New treatment option for those with prostate cancer
This non-chemotherapy treatment option can help improve survival rates.
Pharmaceutical company Janssen’s Zytiga (abiraterone acetate) in combination with prednisone has been approved for the treatment of high-risk metastatic hormone-sensitive prostate cancer (mHSPC). In Singapore, incidence of Stage 4 prostate cancer (includes metastatic prostate cancer) is about 25 to 30 percent.
While the majority of patients with mHSPC initially respond to androgen deprivation therapy (ADT), it usually becomes less effective over time. Treatment using Zytiga offers new hope for patients with mHSPC as it is a difficult type of cancer to treat.
This is the first time a non-chemotherapy regimen has been shown to improve patient outcomes and increase overall survival in prostate cancer patients who have not received hormone therapy.

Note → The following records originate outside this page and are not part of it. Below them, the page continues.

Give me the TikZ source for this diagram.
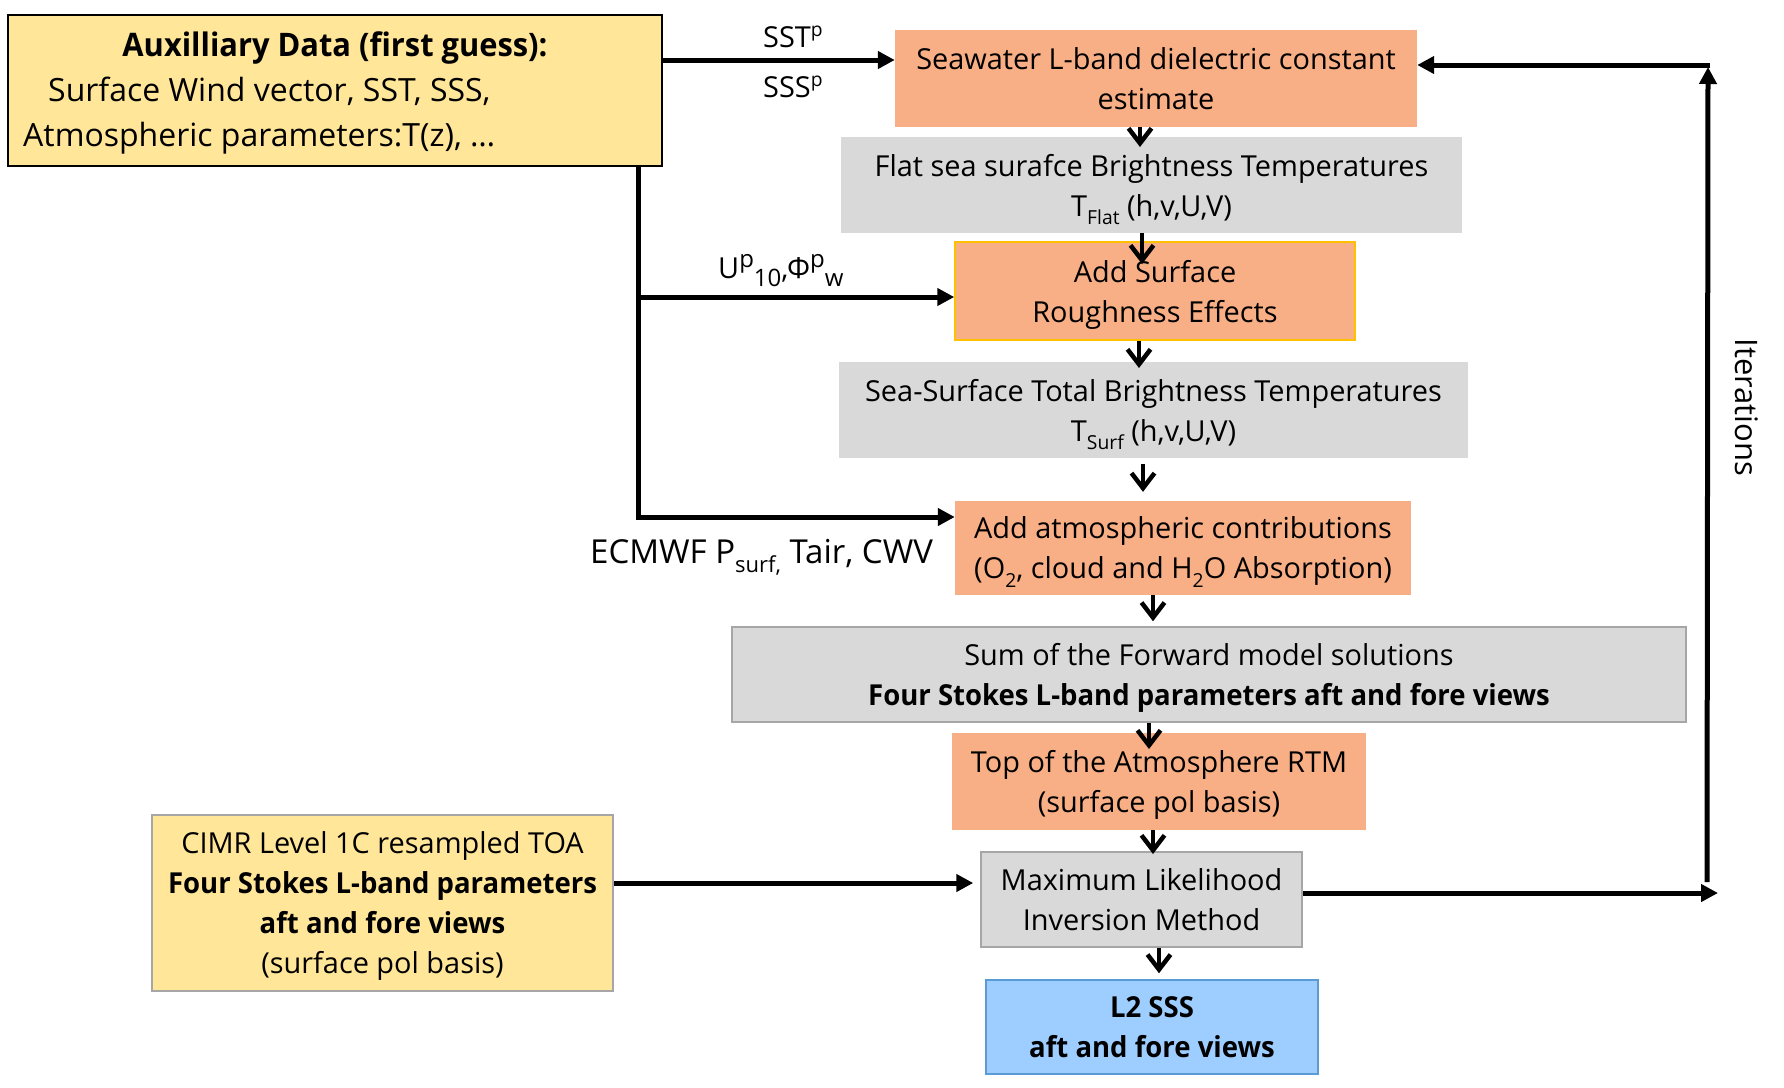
\documentclass[tikz,border=0pt]{standalone}
\usepackage{fontspec}
\setmainfont{Open Sans}[BoldFeatures={FakeStretch=0.952}]
\usetikzlibrary{arrows.meta}
\definecolor{ora}{HTML}{F9AF85}
\definecolor{gry}{HTML}{D9D9D9}
\definecolor{gryline}{HTML}{A6A6A6}
\definecolor{ylw}{HTML}{FFE699}
\definecolor{gold}{HTML}{FFC000}
\definecolor{blu}{HTML}{9ECEFF}
\definecolor{bluline}{HTML}{5B9BD5}
\newcommand\mysub[2][19.3]{\raisebox{-0.28em}{\fontsize{#1}{#1}\selectfont #2}}
\newcommand\mysup[2][19.3]{\raisebox{0.36em}{\fontsize{#1}{#1}\selectfont #2}}
\tikzset{
  every node/.style={font=\fontsize{28.9}{40}\selectfont, inner sep=0pt},
  box/.style={rectangle, align=center, text depth=0pt},
  obox/.style={box, fill=ora},
  gbox/.style={box, fill=gry},
  thk/.style={line width=5pt, -{Triangle[length=17pt,width=17pt]}},
  thn/.style={line width=3.5pt, -{Straight Barb[length=15pt,width=23pt,line width=4.5pt]}},
  lbl/.style={anchor=base west},
}
\begin{document}
\begin{tikzpicture}[x=1pt,y=-1pt]
\useasboundingbox (0,0) rectangle (1784,1087);
\fill[white] (0,0) rectangle (1784,1087);

% boxes
\node[box, fill=ylw, draw=black, line width=2pt, minimum width=654pt, minimum height=151pt] (aux) at (335,90.5) {};
\node[anchor=base, font=\fontsize{32.4}{40}\selectfont\bfseries] (auxt) at (335,56) {Auxilliary Data (first guess):};
\node[anchor=base west, font=\fontsize{32}{40}\selectfont] (auxa) at (48,101) {Surface Wind vector, SST, SSS,};
\node[anchor=base west, font=\fontsize{32}{40}\selectfont] (auxb) at (23,146) {Atmospheric parameters:T(z), …};

\node[obox, minimum width=522pt, minimum height=97pt] (sea) at (1156,78.5) {Seawater L-band dielectric constant\\estimate};
\node[gbox, minimum width=621pt, minimum height=96pt] (flat) at (1151.5,185) {Flat sea surafce Brightness Temperatures\\T\mysub{Flat} (h,v,U,V)};
\node[obox, draw=gold, line width=1.5pt, minimum width=400pt, minimum height=98pt] (rough) at (1155,291) {Add Surface\\Roughness Effects};
\node[gbox, minimum width=629pt, minimum height=96pt] (seasurf) at (1153.5,410) {Sea-Surface Total Brightness Temperatures\\T\mysub{Surf} (h,v,U,V)};
\node[obox, minimum width=456pt, minimum height=94pt] (atm) at (1183,548) {Add atmospheric contributions\\(O\mysub{2}, cloud and H\mysub{2}O Absorption)};
\node[gbox, draw=gryline, line width=1.5pt, minimum width=954pt, minimum height=95pt] (sum) at (1209,674.5) {Sum of the Forward model solutions\\\textbf{Four Stokes L-band parameters aft and fore views}};
\node[obox, minimum width=414pt, minimum height=97pt] (toa) at (1159,781.5) {Top of the Atmosphere RTM\\(surface pol basis)};
\node[box, fill=ylw, draw=gryline, line width=1.5pt, minimum width=461pt, minimum height=176pt] (cimr) at (382.5,903) {CIMR Level 1C resampled TOA\\\textbf{Four Stokes L-band parameters}\\\textbf{aft and fore views}\\(surface pol basis)};
\node[gbox, draw=gryline, line width=1.5pt, minimum width=321pt, minimum height=95pt] (ml) at (1141.5,899.5) {Maximum Likelihood\\Inversion Method};
\node[box, fill=blu, draw=bluline, line width=1.5pt, minimum width=332pt, minimum height=94pt] (l2) at (1152,1027) {\textbf{L2 SSS}\\\textbf{aft and fore views}};

% labels
\node[lbl] (lsst) at (763,47) {SST\mysup{p}};
\node[lbl] (lsss) at (763,97) {SSS\mysup{p}};
\node[lbl] (lwind) at (718,278) {U\mysup[24]{p}\mysub[24]{10},Φ\mysup[24]{p}\mysub[24]{w}};
\node[lbl, font=\fontsize{33}{40}\selectfont] (lecm) at (590,563) {ECMWF P\mysub[22]{surf,} Tair, CWV};
\node[rotate=-90, anchor=base, font=\fontsize{31}{31}\selectfont] (iter) at (1735,407.5) {Iterations};

% coordinates
\coordinate (ya) at (0,60);
\coordinate (t0) at (638,517);
\coordinate (t1) at (638,297);
\coordinate (yc) at (0,883);
\coordinate (rt) at (1718,893);
\coordinate (up0) at (1707,882);
\coordinate (up1) at (1708,67);
\coordinate (tp) at (1710,65);

% thick connectors
\draw[thk] (aux.east |- ya) -- (sea.west |- ya);
\draw[thk] (aux.south -| t0) |- (atm.west |- t0);
\draw[thk] (t1) -- (rough.west |- t1);
\draw[thk, shorten >=7pt] (cimr.east |- yc) -- (ml.west |- yc);
\draw[thk] (ml.east |- rt) -- (rt);
\draw[thk] (up0) -- (up1);
\draw[thk] (tp) -- (sea.east |- tp);

% thin down arrows
\coordinate (d1) at (1140,147);
\coordinate (d2) at (1142,264);
\coordinate (d3) at (1139,368);
\coordinate (d4) at (1143,0);
\coordinate (d5) at (1153,0);
\coordinate (d6) at (1149,749);
\coordinate (d7) at (1153,854);
\coordinate (d8) at (1159,0);
\draw[thn] (sea.south -| d1) -- (d1);
\draw[thn] (flat.south -| d2) -- (d2);
\draw[thn] (rough.south -| d3) -- (d3);
\draw[thn, shorten <=6pt, shorten >=9pt] (seasurf.south -| d4) -- (atm.north -| d4);
\draw[thn, shorten >=5pt] (atm.south -| d5) -- (sum.north -| d5);
\draw[thn] (sum.south -| d6) -- (d6);
\draw[thn] (toa.south -| d7) -- (d7);
\draw[thn, shorten >=6pt] (ml.south -| d8) -- (l2.north -| d8);
\end{tikzpicture}
\end{document}
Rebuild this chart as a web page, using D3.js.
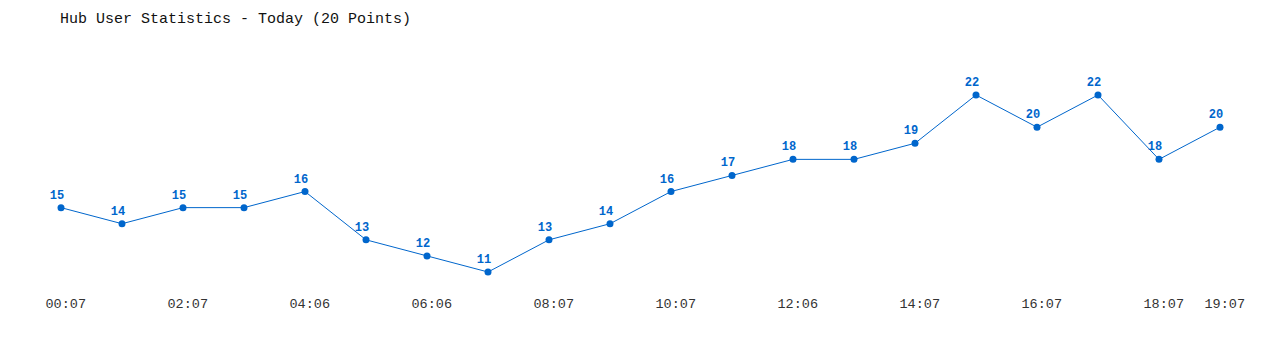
<!DOCTYPE html>
<html><head><meta charset="utf-8">
<script src="https://cdn.jsdelivr.net/npm/d3@7"></script>
<style>body{margin:0;background:#fff;}svg{display:block;}</style>
</head><body>
<script>
const times = ["00:07","01:07","02:07","03:07","04:06","05:06","06:06","07:06","08:07","09:07","10:07","11:07","12:06","13:06","14:07","15:07","16:07","17:07","18:07","19:07"];
const users = [15,14,15,15,16,13,12,11,13,14,16,17,18,18,19,22,20,22,18,20];
const tickLabels = ["00:07","02:07","04:06","06:06","08:07","10:07","12:06","14:07","16:07","18:07","19:07"];
const title = "Hub User Statistics - Today (20 Points)";

const W = 1280, H = 350;
const svg = d3.select("body").append("svg").attr("width", W).attr("height", H);
const x = d3.scalePoint().domain(times).range([61, 1220]);
const y = d3.scaleLinear().domain([11, 22]).range([272, 95]);
const color = "#0066cc";
const font = "'Liberation Mono', 'DejaVu Sans Mono', monospace";

svg.append("text").attr("x", 60).attr("y", 23).attr("font-family", font)
  .attr("font-size", 15).attr("fill", "#111").text(title);

const axis = d3.axisBottom(x).tickValues(tickLabels).tickSize(0).tickPadding(0);
const g = svg.append("g").attr("transform", "translate(0,297)").call(axis);
g.select(".domain").remove();
g.selectAll("text").attr("font-family", font).attr("font-size", 13.5).attr("fill", "#333")
  .attr("text-anchor", "start").attr("dx", -16).attr("dy", "0.85em");

svg.append("path").datum(users.map((v, i) => [times[i], v]))
  .attr("fill", "none").attr("stroke", color).attr("stroke-width", 1)
  .attr("d", d3.line().x(d => x(d[0])).y(d => y(d[1])));

svg.selectAll("circle.pt").data(users).join("circle").attr("class", "pt")
  .attr("cx", (d, i) => x(times[i])).attr("cy", d => y(d)).attr("r", 3.5).attr("fill", color);

svg.selectAll("text.lbl").data(users).join("text").attr("class", "lbl")
  .attr("x", (d, i) => x(times[i]) - 4).attr("y", d => y(d) - 9)
  .attr("text-anchor", "middle").attr("font-family", font).attr("font-weight", "bold")
  .attr("font-size", 12).attr("fill", color).text(d => d);
</script>
</body></html>
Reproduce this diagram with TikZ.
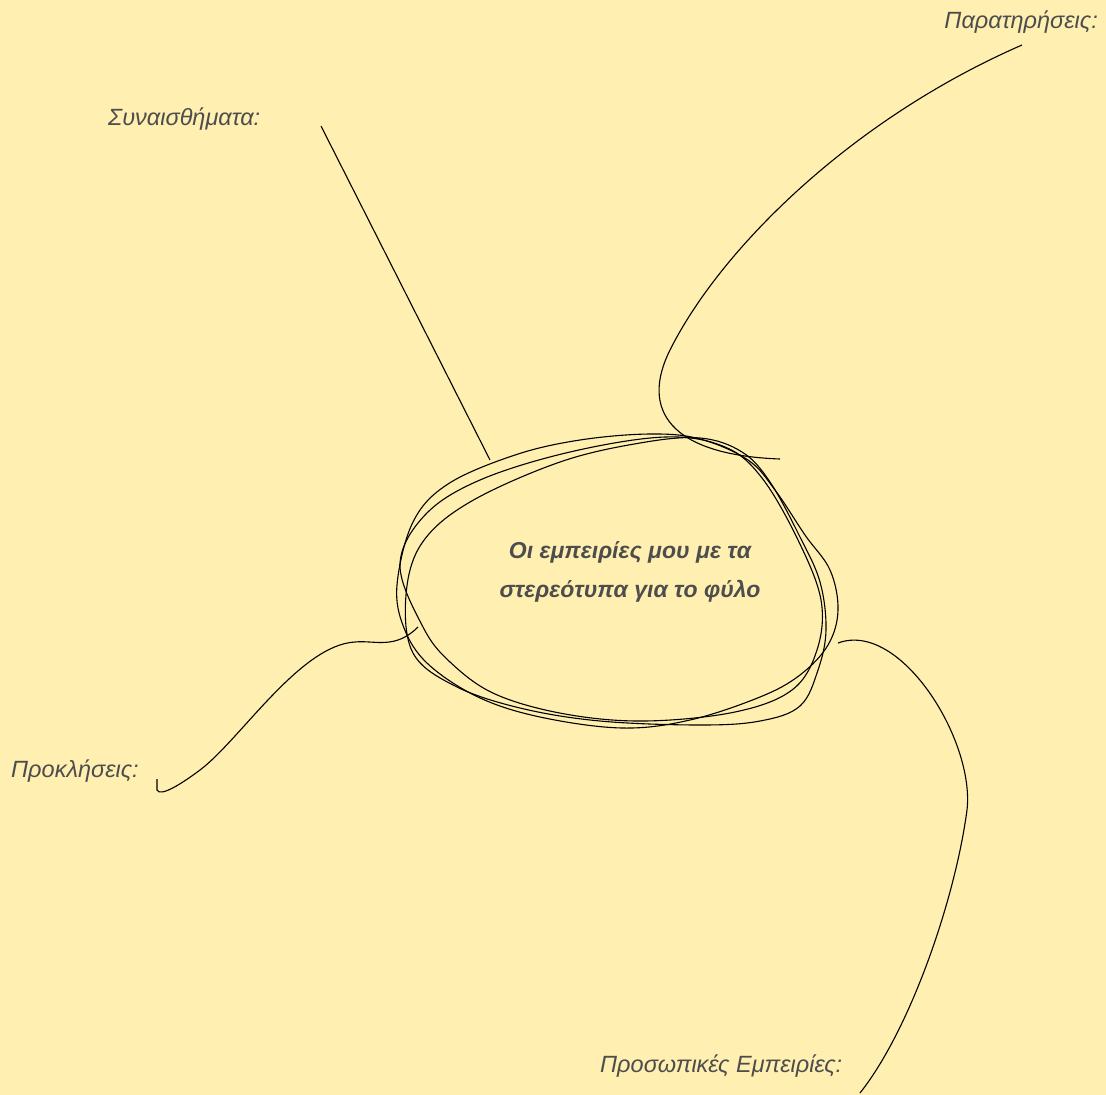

Clinical trials show that when Zytiga is used as part of a treatment regime:
- The risk of death is reduced by 38 percent (compared to the placebo).
- The risk of radiographic progression or death is reduced by 53 percent compared to placebo.
- There is an improvement in the pain progression of patients.
In addition to increasing overall survival, the clinical trials on Zytiga showed other significant improvements including delaying time to receiving subsequent therapy, chemotherapy, and delaying time to PSA progression and development of symptomatic skeletal events.
Dr Oliver Sartor, Laborde Professor of Cancer Research at the Tulane University School of Medicine in New Orleans welcomed the approval of Zytiga for use in treating mHSPC. “This approval means sufferers in Singapore with metastatic hormone-sensitive prostate cancer now have access to a treatment option that can improve their overall survival rate.
“It is particularly important in Singapore and other Asian countries as this is a non-chemotherapy treatment option. Chemotherapy tolerance among Asian patients is lower compared to Western countries,” he said. “This approval is good news for prostate cancer patients and their families as well as the medical practitioners treating them as it gives them an important new therapeutic option.”
Zytiga is already approved for use in treatment of advanced prostate cancer in Singapore. It works by inhibiting the production of male sex hormones in all three sites where they occur — the testes, the adrenal glands and the tumour itself. By reducing male sex hormone production in the body, Zytiga has been shown to reduce tumour activity. Zytiga is taken in combination with ADT and with prednisone or prednisolone.
Among Singaporean men, the incidence of prostate cancer is rising faster than any other type of cancer. Between 1976 and 2015, the incidence rate has gone from 5.9 to 29.7 per 100,000 Singaporean men – an increase of more than 400 percent in 40 years. By comparison the rate of other cancers affecting men such as liver, lung and stomach fell during the same period.